> **EXERCISE DIRECTIONS**
Where a line below holds the string "this", copy that line.

###

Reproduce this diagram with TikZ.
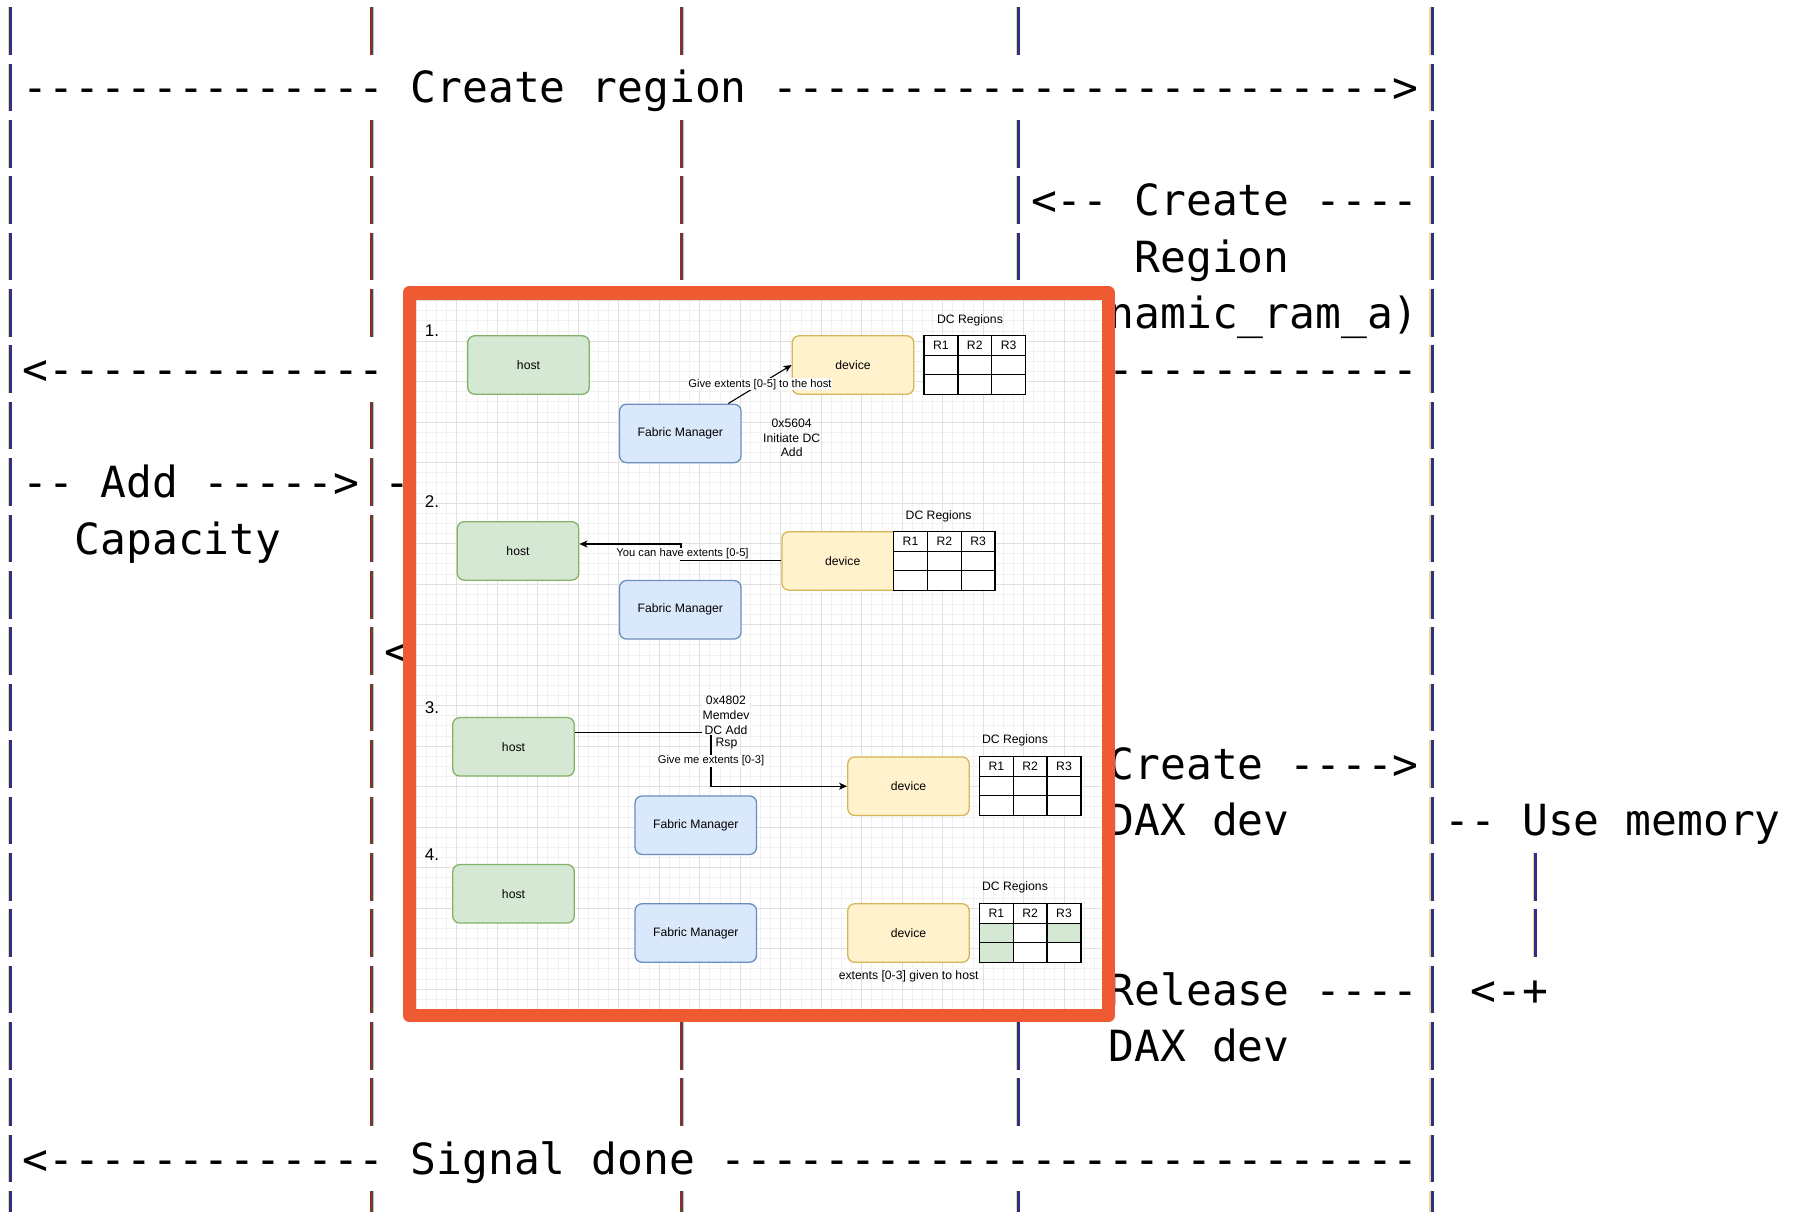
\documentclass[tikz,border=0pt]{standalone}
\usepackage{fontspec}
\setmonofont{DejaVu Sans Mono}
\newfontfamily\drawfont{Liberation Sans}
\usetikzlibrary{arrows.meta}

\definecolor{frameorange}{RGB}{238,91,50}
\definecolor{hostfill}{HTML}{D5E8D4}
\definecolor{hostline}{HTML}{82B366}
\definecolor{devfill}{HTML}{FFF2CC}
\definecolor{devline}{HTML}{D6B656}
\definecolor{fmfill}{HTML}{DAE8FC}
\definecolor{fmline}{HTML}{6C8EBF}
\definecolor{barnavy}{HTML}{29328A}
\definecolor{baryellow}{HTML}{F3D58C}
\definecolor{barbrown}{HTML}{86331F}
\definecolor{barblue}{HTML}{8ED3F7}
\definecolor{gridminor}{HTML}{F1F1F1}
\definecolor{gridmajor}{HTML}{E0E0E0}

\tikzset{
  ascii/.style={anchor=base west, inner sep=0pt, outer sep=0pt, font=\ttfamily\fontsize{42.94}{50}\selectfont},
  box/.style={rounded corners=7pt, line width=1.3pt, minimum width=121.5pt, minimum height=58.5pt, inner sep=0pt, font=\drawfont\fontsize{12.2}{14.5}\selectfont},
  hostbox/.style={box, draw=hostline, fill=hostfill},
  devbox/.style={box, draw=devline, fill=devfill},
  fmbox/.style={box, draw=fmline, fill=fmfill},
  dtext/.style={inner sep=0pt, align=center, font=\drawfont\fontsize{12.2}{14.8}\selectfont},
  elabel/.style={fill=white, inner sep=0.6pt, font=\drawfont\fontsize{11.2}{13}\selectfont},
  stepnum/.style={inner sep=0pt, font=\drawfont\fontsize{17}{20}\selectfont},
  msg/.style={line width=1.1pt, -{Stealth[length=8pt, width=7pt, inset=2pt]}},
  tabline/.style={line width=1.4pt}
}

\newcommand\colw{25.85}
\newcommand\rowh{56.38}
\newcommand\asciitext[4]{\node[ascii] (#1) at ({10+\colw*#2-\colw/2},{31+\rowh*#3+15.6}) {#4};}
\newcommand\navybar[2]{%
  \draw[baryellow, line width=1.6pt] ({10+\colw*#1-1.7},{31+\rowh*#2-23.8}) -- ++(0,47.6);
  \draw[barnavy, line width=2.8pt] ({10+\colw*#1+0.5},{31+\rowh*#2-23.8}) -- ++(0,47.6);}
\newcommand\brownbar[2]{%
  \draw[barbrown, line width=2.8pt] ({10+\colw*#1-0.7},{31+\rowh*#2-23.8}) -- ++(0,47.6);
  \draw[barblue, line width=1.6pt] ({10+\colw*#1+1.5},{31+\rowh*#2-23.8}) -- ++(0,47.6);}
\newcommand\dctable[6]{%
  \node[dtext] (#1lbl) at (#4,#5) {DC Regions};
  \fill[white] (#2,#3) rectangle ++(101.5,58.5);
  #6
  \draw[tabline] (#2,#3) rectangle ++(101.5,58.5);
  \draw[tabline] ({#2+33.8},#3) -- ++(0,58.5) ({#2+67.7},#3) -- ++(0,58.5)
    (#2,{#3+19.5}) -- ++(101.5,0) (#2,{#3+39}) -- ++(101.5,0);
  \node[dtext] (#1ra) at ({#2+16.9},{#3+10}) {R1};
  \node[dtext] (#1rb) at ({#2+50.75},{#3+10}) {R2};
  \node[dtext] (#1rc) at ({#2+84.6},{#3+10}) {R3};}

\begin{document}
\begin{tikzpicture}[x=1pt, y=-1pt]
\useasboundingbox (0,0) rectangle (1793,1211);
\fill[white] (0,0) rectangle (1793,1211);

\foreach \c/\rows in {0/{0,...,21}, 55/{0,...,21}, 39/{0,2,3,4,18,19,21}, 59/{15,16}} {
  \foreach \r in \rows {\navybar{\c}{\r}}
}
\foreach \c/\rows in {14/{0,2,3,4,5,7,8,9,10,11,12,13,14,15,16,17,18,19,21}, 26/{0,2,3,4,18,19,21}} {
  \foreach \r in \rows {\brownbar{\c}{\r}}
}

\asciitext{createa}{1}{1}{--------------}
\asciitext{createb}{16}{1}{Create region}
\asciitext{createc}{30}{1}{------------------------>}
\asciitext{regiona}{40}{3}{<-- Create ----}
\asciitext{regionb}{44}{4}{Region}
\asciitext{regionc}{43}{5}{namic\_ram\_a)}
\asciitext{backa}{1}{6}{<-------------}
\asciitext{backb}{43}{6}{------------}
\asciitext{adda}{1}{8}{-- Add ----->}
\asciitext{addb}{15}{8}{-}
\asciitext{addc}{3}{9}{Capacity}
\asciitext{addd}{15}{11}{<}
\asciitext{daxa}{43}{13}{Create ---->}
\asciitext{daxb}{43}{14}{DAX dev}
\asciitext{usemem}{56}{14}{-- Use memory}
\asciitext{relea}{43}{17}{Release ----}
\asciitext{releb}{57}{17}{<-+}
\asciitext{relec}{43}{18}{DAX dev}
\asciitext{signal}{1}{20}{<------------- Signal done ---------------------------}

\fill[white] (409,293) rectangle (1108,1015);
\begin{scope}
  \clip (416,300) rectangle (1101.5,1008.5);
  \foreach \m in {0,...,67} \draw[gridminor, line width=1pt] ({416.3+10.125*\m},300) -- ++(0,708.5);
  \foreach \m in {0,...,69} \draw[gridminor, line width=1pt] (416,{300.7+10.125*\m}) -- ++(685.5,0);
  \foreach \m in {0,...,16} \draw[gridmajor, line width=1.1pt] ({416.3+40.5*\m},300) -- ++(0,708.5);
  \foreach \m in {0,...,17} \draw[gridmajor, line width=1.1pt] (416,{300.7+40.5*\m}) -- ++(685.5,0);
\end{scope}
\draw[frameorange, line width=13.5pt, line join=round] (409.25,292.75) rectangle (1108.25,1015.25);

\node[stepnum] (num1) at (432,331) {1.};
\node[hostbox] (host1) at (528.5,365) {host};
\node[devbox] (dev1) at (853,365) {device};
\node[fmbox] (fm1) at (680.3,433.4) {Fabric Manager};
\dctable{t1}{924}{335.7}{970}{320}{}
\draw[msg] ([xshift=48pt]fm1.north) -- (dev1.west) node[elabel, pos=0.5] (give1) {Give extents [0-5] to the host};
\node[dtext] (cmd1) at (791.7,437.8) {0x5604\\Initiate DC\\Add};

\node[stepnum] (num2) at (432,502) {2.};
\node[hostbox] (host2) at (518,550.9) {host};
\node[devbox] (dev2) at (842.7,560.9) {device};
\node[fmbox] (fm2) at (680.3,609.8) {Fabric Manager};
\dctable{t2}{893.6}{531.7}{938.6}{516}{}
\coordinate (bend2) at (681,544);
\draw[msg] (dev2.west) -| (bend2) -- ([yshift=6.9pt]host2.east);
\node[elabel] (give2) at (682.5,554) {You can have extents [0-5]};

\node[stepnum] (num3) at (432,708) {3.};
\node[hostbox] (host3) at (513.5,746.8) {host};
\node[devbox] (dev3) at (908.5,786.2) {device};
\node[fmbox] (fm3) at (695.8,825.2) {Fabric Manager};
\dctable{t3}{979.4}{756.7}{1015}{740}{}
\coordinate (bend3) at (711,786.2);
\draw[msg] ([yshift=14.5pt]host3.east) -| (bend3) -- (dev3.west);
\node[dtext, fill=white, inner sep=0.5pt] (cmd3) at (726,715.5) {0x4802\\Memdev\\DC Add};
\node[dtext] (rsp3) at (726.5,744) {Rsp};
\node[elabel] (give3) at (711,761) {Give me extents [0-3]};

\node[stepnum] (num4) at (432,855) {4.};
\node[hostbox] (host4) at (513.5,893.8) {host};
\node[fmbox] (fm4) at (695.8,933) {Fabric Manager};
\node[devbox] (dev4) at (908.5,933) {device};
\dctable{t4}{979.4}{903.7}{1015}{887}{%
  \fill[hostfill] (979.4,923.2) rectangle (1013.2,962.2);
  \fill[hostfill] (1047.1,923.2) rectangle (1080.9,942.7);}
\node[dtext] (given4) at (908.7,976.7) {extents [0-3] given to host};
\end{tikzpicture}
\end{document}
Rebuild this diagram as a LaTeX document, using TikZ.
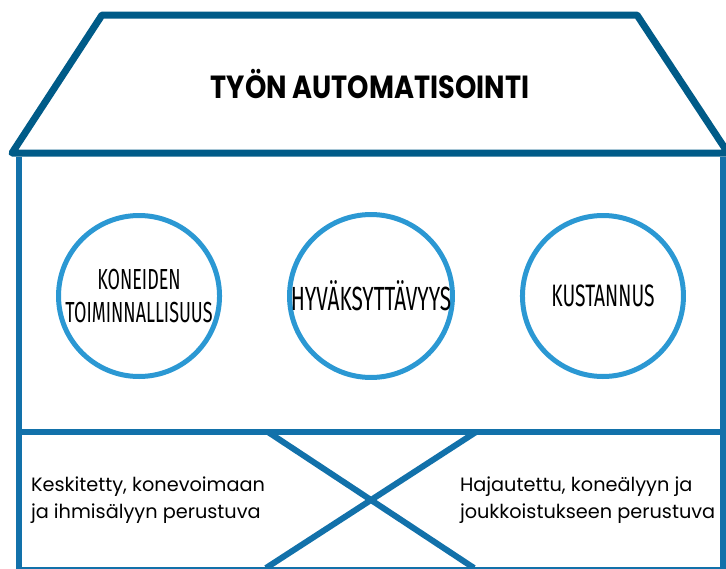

###

> **COMPLETED EXERCISE**
Reproduce this diagram with TikZ.
Rebuild this diagram as a LaTeX document, using TikZ.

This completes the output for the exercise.